[Ci-users] Unplanned outage incident 06h37 - 08h12 UTC

Thu Jul 13 08:51:54 UTC 2017
Brian Stinson <brian at bstinson.com>

Issue Summary
=============

A misconfigured ulimit on jenkins.ci.centos.org caused Jenkins to fail
with too many open files. This also caused the root volume to fill up
because of noisy messages in the logs. Access to the Jenkins HTTP
interface was affected during this period.

Root Cause
==========

During the reconfigure and move to a new host, the 'nofile'ulimits to
jenkins were reset to the default (4096). Jenkins reached this limit
before the next scheduled garbage collection.

Recovery
========

At 08h12 we cleared out the jenkins log to free up disk space and set
the ulimits for the jenkins user to the appropriate value, and jenkins
was restarted.

Corrective Measures
===================

The ulimit change was reflected in our ansible scripts and deployed.

Impact
======

Jobs running during the window should have completed, but may not have
reported back status to Jenkins.

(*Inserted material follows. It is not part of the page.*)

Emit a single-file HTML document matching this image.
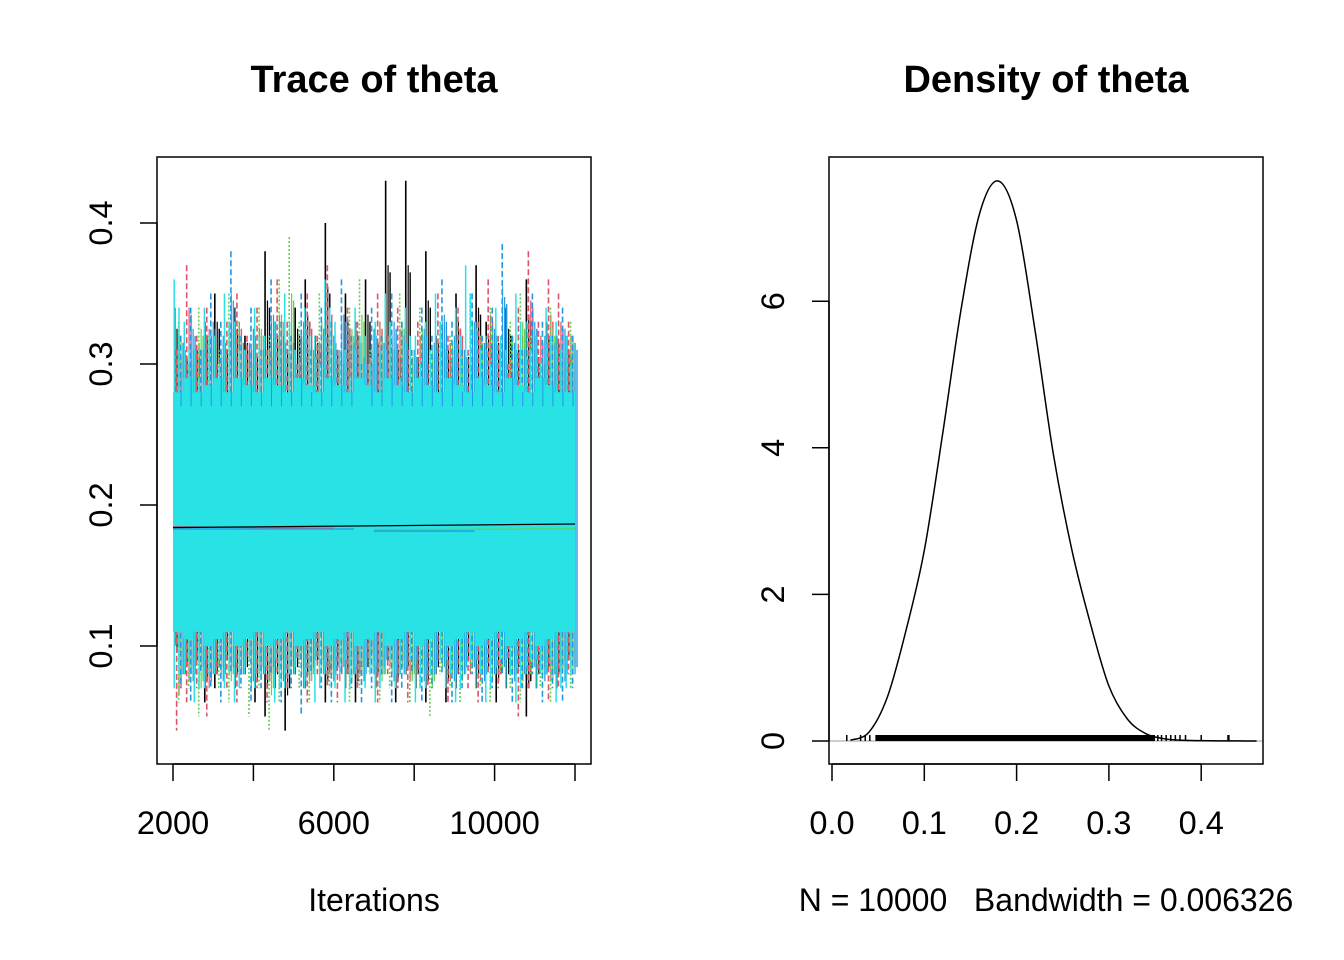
<!DOCTYPE html>
<html><head><meta charset="utf-8"><style>
html,body{margin:0;padding:0;background:#fff;}
svg{display:block;font-family:"Liberation Sans",Arial,sans-serif;}
</style></head><body>
<svg id="chart" width="1344" height="960" viewBox="0 0 1344 960">
<g id="trace"></g>
<g id="dens"></g>
</svg>
<script>
// ---------- trace data (per-bin extremes, 40 bins of 250 iterations) ----------
const iterStart = 2000, binSize = 250;
const blackHi=[0.34,0.30,0.31,0.33,0.35,0.31,0.34,0.32,0.30,0.38,0.33,0.31,0.34,0.36,0.32,0.40,0.31,0.35,0.33,0.36,0.32,0.43,0.31,0.43,0.30,0.38,0.32,0.31,0.35,0.30,0.37,0.33,0.32,0.34,0.31,0.36,0.30,0.33,0.32,0.31];
const blackLo=[0.10,0.08,0.09,0.06,0.07,0.09,0.07,0.08,0.06,0.05,0.07,0.04,0.08,0.07,0.09,0.06,0.08,0.07,0.06,0.08,0.07,0.09,0.06,0.08,0.07,0.06,0.08,0.06,0.07,0.09,0.07,0.08,0.06,0.07,0.08,0.05,0.07,0.08,0.07,0.09];
const redHi=[0.31,0.37,0.32,0.34,0.30,0.33,0.35,0.32,0.34,0.31,0.36,0.33,0.30,0.35,0.32,0.37,0.31,0.34,0.33,0.30,0.35,0.32,0.34,0.31,0.33,0.30,0.35,0.32,0.34,0.31,0.33,0.36,0.32,0.30,0.34,0.38,0.33,0.36,0.35,0.33];
const redLo=[0.04,0.06,0.07,0.05,0.08,0.07,0.06,0.09,0.07,0.06,0.08,0.07,0.09,0.06,0.08,0.07,0.06,0.08,0.07,0.09,0.06,0.08,0.07,0.06,0.08,0.07,0.09,0.06,0.08,0.07,0.06,0.08,0.07,0.09,0.05,0.07,0.08,0.06,0.07,0.08];
const greenHi=[0.33,0.30,0.34,0.32,0.31,0.35,0.33,0.30,0.34,0.32,0.36,0.39,0.33,0.31,0.35,0.32,0.30,0.34,0.36,0.31,0.33,0.32,0.35,0.30,0.34,0.31,0.33,0.32,0.30,0.35,0.32,0.34,0.31,0.33,0.35,0.32,0.30,0.34,0.31,0.33];
const greenLo=[0.06,0.07,0.05,0.08,0.07,0.06,0.08,0.05,0.07,0.04,0.06,0.08,0.07,0.06,0.08,0.07,0.09,0.06,0.07,0.08,0.06,0.07,0.08,0.06,0.07,0.05,0.08,0.07,0.06,0.08,0.07,0.06,0.08,0.07,0.06,0.08,0.07,0.06,0.08,0.07];
const blueHi=[0.32,0.34,0.31,0.35,0.33,0.38,0.32,0.34,0.31,0.36,0.33,0.32,0.35,0.31,0.34,0.33,0.36,0.32,0.30,0.34,0.32,0.35,0.33,0.31,0.34,0.32,0.36,0.33,0.31,0.35,0.32,0.34,0.385,0.32,0.31,0.35,0.33,0.32,0.34,0.32];
const blueLo=[0.07,0.06,0.08,0.07,0.06,0.08,0.07,0.06,0.07,0.08,0.06,0.07,0.05,0.08,0.07,0.06,0.08,0.07,0.06,0.07,0.08,0.06,0.07,0.08,0.06,0.07,0.08,0.06,0.07,0.08,0.06,0.07,0.08,0.06,0.07,0.08,0.06,0.07,0.06,0.07];
const cyanHi=[0.36,0.33,0.31,0.34,0.32,0.35,0.33,0.31,0.34,0.32,0.33,0.35,0.31,0.34,0.32,0.36,0.33,0.31,0.34,0.32,0.33,0.35,0.31,0.34,0.32,0.33,0.35,0.31,0.34,0.37,0.33,0.32,0.34,0.31,0.35,0.33,0.32,0.34,0.33,0.32];
const cyanLo=[0.07,0.08,0.06,0.07,0.08,0.07,0.06,0.08,0.07,0.08,0.06,0.07,0.08,0.07,0.06,0.08,0.07,0.06,0.08,0.07,0.06,0.08,0.07,0.08,0.06,0.07,0.08,0.07,0.06,0.08,0.07,0.06,0.08,0.07,0.06,0.08,0.07,0.08,0.06,0.07];
const coreHi=[0.28,0.29,0.28,0.285,0.29,0.28,0.29,0.285,0.28,0.29,0.285,0.28,0.29,0.285,0.28,0.29,0.285,0.28,0.29,0.285,0.28,0.29,0.285,0.28,0.29,0.285,0.28,0.29,0.285,0.28,0.29,0.285,0.28,0.29,0.285,0.28,0.29,0.285,0.28,0.28];
const coreLo=[0.11,0.105,0.11,0.10,0.105,0.11,0.10,0.105,0.11,0.10,0.105,0.11,0.10,0.105,0.11,0.10,0.105,0.11,0.10,0.105,0.11,0.10,0.105,0.11,0.10,0.105,0.11,0.10,0.105,0.11,0.10,0.105,0.11,0.10,0.105,0.11,0.10,0.105,0.11,0.11];
const traceXTicks=[2000,4000,6000,8000,10000,12000];
const traceXLabels=["2000","6000","10000"];
const traceYTicks=[0.1,0.2,0.3,0.4];
// ---------- density data ----------
const densX=[0.02,0.04,0.06,0.08,0.10,0.12,0.14,0.16,0.18,0.20,0.22,0.24,0.26,0.28,0.30,0.32,0.34,0.36,0.38,0.40,0.42,0.44,0.46];
const densY=[0.01,0.12,0.6,1.5,2.6,4.2,5.9,7.2,7.64,7.1,5.6,3.9,2.6,1.6,0.75,0.3,0.1,0.03,0.01,0.005,0.002,0.001,0];
const rugDenseFrom=0.047, rugDenseTo=0.35;
const rugSparse=[0.016,0.031,0.036,0.041,0.353,0.357,0.362,0.367,0.372,0.377,0.383,0.4,0.429,0.43];
const densXTicks=[0.0,0.1,0.2,0.3,0.4];
const densYTicks=[0,2,4,6];

const NS="http://www.w3.org/2000/svg";
function mk(parent,tag,attrs,text){const e=document.createElementNS(NS,tag);for(const k in attrs)e.setAttribute(k,attrs[k]);if(text!==undefined)e.textContent=text;parent.appendChild(e);return e;}

// ---------- trace panel ----------
const T=document.getElementById('trace');
const tx=v=>173+(v-2000)*(575-173)/10000;
const ty=v=>646-(v-0.1)*1410;
const cols=["#000000","#DF536B","#61D04F","#2297E6","#28E2E5"];
const his=[blackHi,redHi,greenHi,blueHi,cyanHi], los=[blackLo,redLo,greenLo,blueLo,cyanLo];
const names=['chain-1','chain-2','chain-3','chain-4','chain-5'];
const offs=[40,90,140,190,230];
for(let c=0;c<4;c++){
  const g=mk(T,'g',{});
  
  
  for(let i=0;i<his[c].length;i++){
    const x=tx(iterStart+i*binSize+offs[c]);
    mk(g,'line',{x1:x,x2:x,y1:ty(his[c][i]),y2:ty(los[c][i]),stroke:cols[c],'stroke-width':1.6,'stroke-dasharray':c===0?'':(c===2?'2,2':'6,3')});
    const x2=tx(iterStart+i*binSize+offs[c]+110);
    mk(g,'line',{x1:x2,x2:x2,y1:ty((his[c][i]+0.3)/2),y2:ty((los[c][i]+0.1)/2),stroke:cols[c],'stroke-width':1.4});
    const x3=tx(iterStart+i*binSize+offs[c]+60);
    mk(g,'line',{x1:x3,x2:x3,y1:ty((his[c][i]+0.31)/2),y2:ty((los[c][i]+0.09)/2),stroke:cols[c],'stroke-width':1.2});
  }
}
// cyan core band
let pts=[];
for(let i=0;i<coreHi.length;i++){pts.push(tx(iterStart+i*binSize)+','+ty(coreHi[i]));pts.push(tx(iterStart+(i+1)*binSize)+','+ty(coreHi[i]));}
for(let i=coreLo.length-1;i>=0;i--){pts.push(tx(iterStart+(i+1)*binSize)+','+ty(coreLo[i]));pts.push(tx(iterStart+i*binSize)+','+ty(coreLo[i]));}
const core=mk(T,'polygon',{points:pts.join(' '),fill:'#28E2E5'});


const cg=mk(T,'g',{});


for(let i=0;i<cyanHi.length;i++){
  for(const o of [30,150]){
    const x=tx(iterStart+i*binSize+o);
    mk(cg,'line',{x1:x,x2:x,y1:ty(cyanHi[i]-(o>100?0.02:0)),y2:ty(cyanLo[i]+(o>100?0.01:0)),stroke:'#28E2E5','stroke-width':1.5});
  }
  const x=tx(iterStart+i*binSize+200);
  mk(cg,'line',{x1:x,x2:x,y1:ty(blueHi[i]-0.03),y2:ty(0.27),stroke:'#2297E6','stroke-width':1});
}
// near-horizontal artifact lines
const hl=[[2000,0.1845,6000,0.1835,'#DF536B'],[2000,0.184,12000,0.1865,'#000000'],[7000,0.1825,12000,0.183,'#61D04F'],[2000,0.183,6500,0.183,'#2297E6'],[7000,0.1815,9500,0.1815,'#2297E6']];
hl.forEach(h=>mk(T,'line',{x1:tx(h[0]),x2:tx(h[2]),y1:ty(h[1]),y2:ty(h[3]),stroke:h[4],'stroke-width':1.3}));
// frame & axes
const tb=mk(T,'rect',{x:157,y:157,width:434,height:607,fill:'none',stroke:'#000','stroke-width':1.5});

mk(T,'line',{x1:tx(2000),x2:tx(12000),y1:764,y2:764,stroke:'#000','stroke-width':1.5});
traceXTicks.forEach(v=>mk(T,'line',{x1:tx(v),x2:tx(v),y1:764,y2:781,stroke:'#000','stroke-width':1.5}));
traceXLabels.forEach(s=>{const t=mk(T,'text',{x:tx(+s),y:834,'font-size':32.5,'text-anchor':'middle'},s);});
mk(T,'line',{x1:157,x2:157,y1:ty(0.1),y2:ty(0.4),stroke:'#000','stroke-width':1.5});
traceYTicks.forEach(v=>{mk(T,'line',{x1:140,x2:157,y1:ty(v),y2:ty(v),stroke:'#000','stroke-width':1.5});
  const t=mk(T,'text',{x:112,y:ty(v),'font-size':32.5,'text-anchor':'middle',transform:`rotate(-90 112 ${ty(v)})`},v.toFixed(1));});
let t1=mk(T,'text',{x:374,y:92,'font-size':38,'font-weight':'bold','text-anchor':'middle'},'Trace of theta');

let t2=mk(T,'text',{x:374,y:911,'font-size':32,'text-anchor':'middle'},'Iterations');


// ---------- density panel ----------
const D=document.getElementById('dens');
const dx=v=>832+v*923;
const dy=v=>741-v*73.3;
const base=mk(D,'line',{x1:829,x2:1263,y1:741,y2:741,stroke:'#bebebe','stroke-width':1.5});

const P=densX.map((v,i)=>[dx(v),dy(densY[i])]);
let d='M'+P[0][0]+','+P[0][1];
for(let i=0;i<P.length-1;i++){const p0=P[Math.max(0,i-1)],p1=P[i],p2=P[i+1],p3=P[Math.min(P.length-1,i+2)];
 d+=` C${p1[0]+(p2[0]-p0[0])/6},${p1[1]+(p2[1]-p0[1])/6} ${p2[0]-(p3[0]-p1[0])/6},${p2[1]-(p3[1]-p1[1])/6} ${p2[0]},${p2[1]}`;}
const curve=mk(D,'path',{d:d,fill:'none',stroke:'#000','stroke-width':1.5});

const rug=mk(D,'rect',{x:dx(rugDenseFrom),y:735,width:dx(rugDenseTo)-dx(rugDenseFrom),height:6,fill:'#000'});

rugSparse.forEach(v=>{const r=mk(D,'line',{x1:dx(v),x2:dx(v),y1:735,y2:741,stroke:'#000','stroke-width':1.5});});
const db=mk(D,'rect',{x:829,y:157,width:434,height:607,fill:'none',stroke:'#000','stroke-width':1.5});

mk(D,'line',{x1:dx(0),x2:dx(0.4),y1:764,y2:764,stroke:'#000','stroke-width':1.5});
densXTicks.forEach(v=>{mk(D,'line',{x1:dx(v),x2:dx(v),y1:764,y2:781,stroke:'#000','stroke-width':1.5});
 const t=mk(D,'text',{x:dx(v),y:834,'font-size':32.5,'text-anchor':'middle'},v.toFixed(1));});
mk(D,'line',{x1:829,x2:829,y1:dy(0),y2:dy(6),stroke:'#000','stroke-width':1.5});
densYTicks.forEach(v=>{mk(D,'line',{x1:812,x2:829,y1:dy(v),y2:dy(v),stroke:'#000','stroke-width':1.5});
 const t=mk(D,'text',{x:784,y:dy(v),'font-size':32.5,'text-anchor':'middle',transform:`rotate(-90 784 ${dy(v)})`},String(v));});
let t3=mk(D,'text',{x:1046,y:92,'font-size':38,'font-weight':'bold','text-anchor':'middle'},'Density of theta');

let t4=mk(D,'text',{x:1046,y:911,'font-size':32,'text-anchor':'middle'},'N = 10000   Bandwidth = 0.006326');

t4.setAttribute('xml:space','preserve');t4.style.whiteSpace='pre';
</script>
</body></html>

SCM/Github jobs that would have been
triggered during that period were picked up when the Jenkins service
came live again.

Jobs with triggers through other means (messaging, HTTP POST, etc.) may
not have been launched.





We appreciate your patience during this outage, and apologize for any
inconvenience.

--
Brian Stinson
CentOS CI Infrastructure Team